Me: Do you rework your paintings at all?

Lisa:  I rework paintings quite a bit.  With the cost of paint and canvas, I will rework anything that doesn’t please me at the highest level!  Once I have a photo of the original work, I have no qualms about making something new out of it.  Only occasionally have I regretted doing this. 

Me: Do you work in any media other than painting?

Lisa:  I also do stone sculptures using a technique I learned from the famous Chapungo sculptors from Zimbabwe.  I don’t use any power tools.  I work very slowly chipping away here and there, filing the stone down, sanding, then polishing it with a paste wax.  I find the process very meditative.  In the last month I’ve been learning to use power tools to sculpt, but I don’t think I’ll continue it for long.  Power tools are faster but I’m not very good at putting up with the noise, dust, and numb hands.  So I’ll probably go back to using hand tools.  I find sculpting to be the perfect counterpoint to painting.

Me: Do you prefer to sell your work through galleries or directly from your studio?

Lisa:  I prefer to sell my work through the studio but of course I’m open to any means of selling.  The online world blurs these distinctions to some extent.  I’m considering signing up with an online company that takes care of all the promotion for a cut in the sales price.  And the First Friday events in my studio have allowed more people to see my work than would otherwise be possible.  Lately I’ve been pulled “kicking and screaming” into the world of social media; Twitter, Facebook, Linked-In, blogs, and websites.
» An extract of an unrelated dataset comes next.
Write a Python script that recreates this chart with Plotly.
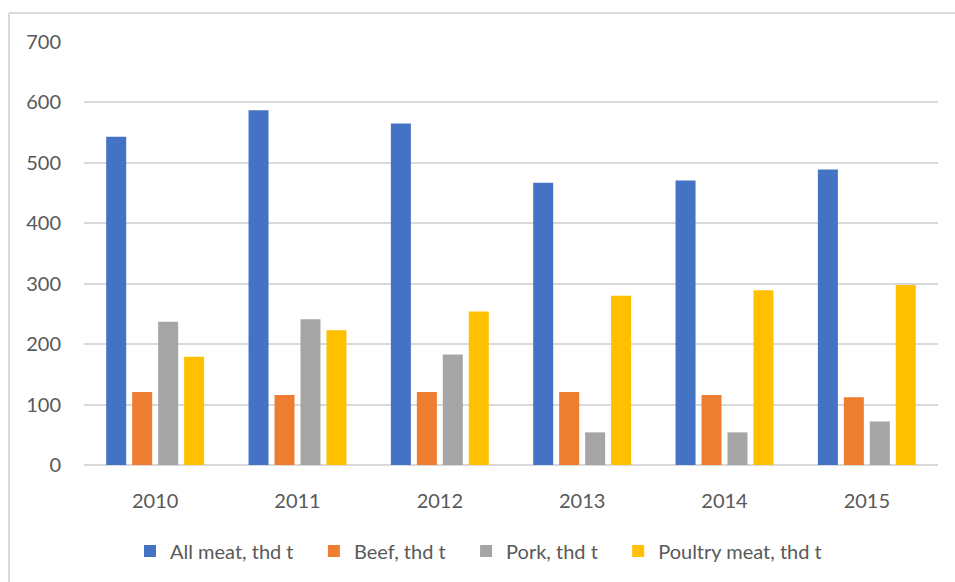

For me, every minute I spend on the computer is draining— which probably just shows my age.

Me: What strategies would you recommend to someone who wants to survive as an artist?

Lisa:  Nobody has to tell you that earning a living through art is trying.  Some artists will gear their work almost exclusively to what sells.  Others create just for themselves and find there isn’t necessarily a market for it.   The only strategy I know is what I did: work in a job for about 40 years to save enough money to live on making art.  I’m sure there are other more enticing strategies— I just don’t know them.